Why on earth have Republicans allowed Democrats to define the Ryan proposal as a plan to “end Medicare” when it is the Democrats who risk ending Medicare though a policy of neglect? Even the New York Times editorial page warned after the New York vote, “Sooner or later, Democrats will have to admit that Medicare cannot keep running as it is — its medical costs are out of control, and a recent report showed its trust fund running out of money in 2024, five years earlier than expected.”

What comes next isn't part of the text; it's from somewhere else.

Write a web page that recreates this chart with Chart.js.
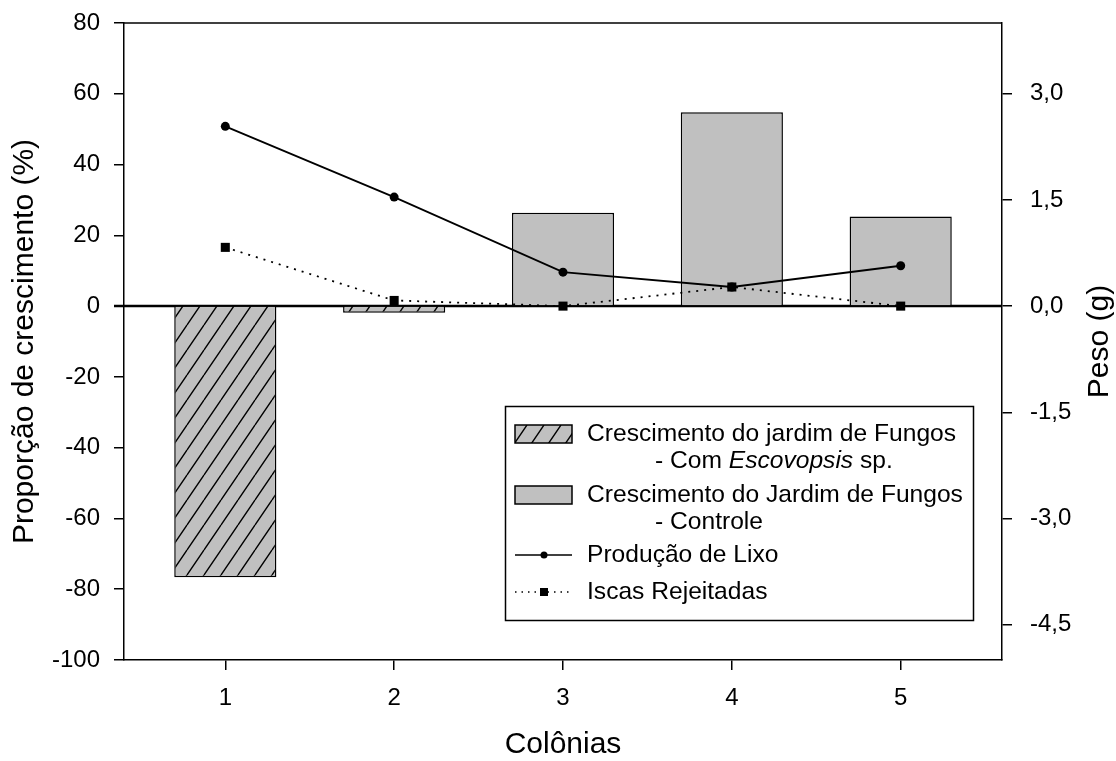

Democrats have put forward no plan to deal with this fiscal crisis. Quite the opposite, they made it worse by taking $500 billion out of Medicare to help fund the president’s health-care law — robbing Medicare to pay for Obamacare. The time has come for the GOP to take the gloves off. When liberal groups put up an ad showing Ryan pushing Grandma off of a cliff, Republicans need to counter with an ad showing Obama, Pelosi and Reid pushing Grandma off the cliff — because that is where Medicare is headed if we follow their policy of inaction. The message should be: If we do nothing, Medicare will collapse — and millions of retirees will be left without health coverage. Democratic neglect will kill Medicare; Republicans are trying to save it.

So Republicans can reverse their fortunes if they start claiming that Democrats are the ones who would really destroy Medicare? That’s a great idea. Indeed, it’s such a good idea that Ryan himself tried it way back in September of 2010, claiming that Dems hostile to his approach were “standing idle with icy indifference as the social safety net implodes.” As Jon Chait notes, the arguments Thiessen wants Republicans to make have been a staple of GOP rhetoric for years.

In the current context, Republicans have been making the case for over a month that the Dems don’t have a plan and that their do-nothing approach guarantees benefits cuts to future generations. And last week, Republicans even took this argument a step further, claiming that not only do Dems lack a plan, but also that Democrats are the only ones who have ever voted to cut Medicare — despite the House GOP vote for the Ryan plan.

Indeed, if anything, Democrats have succeeded in spite of the GOP’s already-frequent use of this strategy in framing this debate on their own terms, as one pitting Medicare’s saviors (them) against its would-be destroyers (Republicans). As much as Thiessen wishes otherwise, it’s going to be very hard to reverse these roles in the public mind.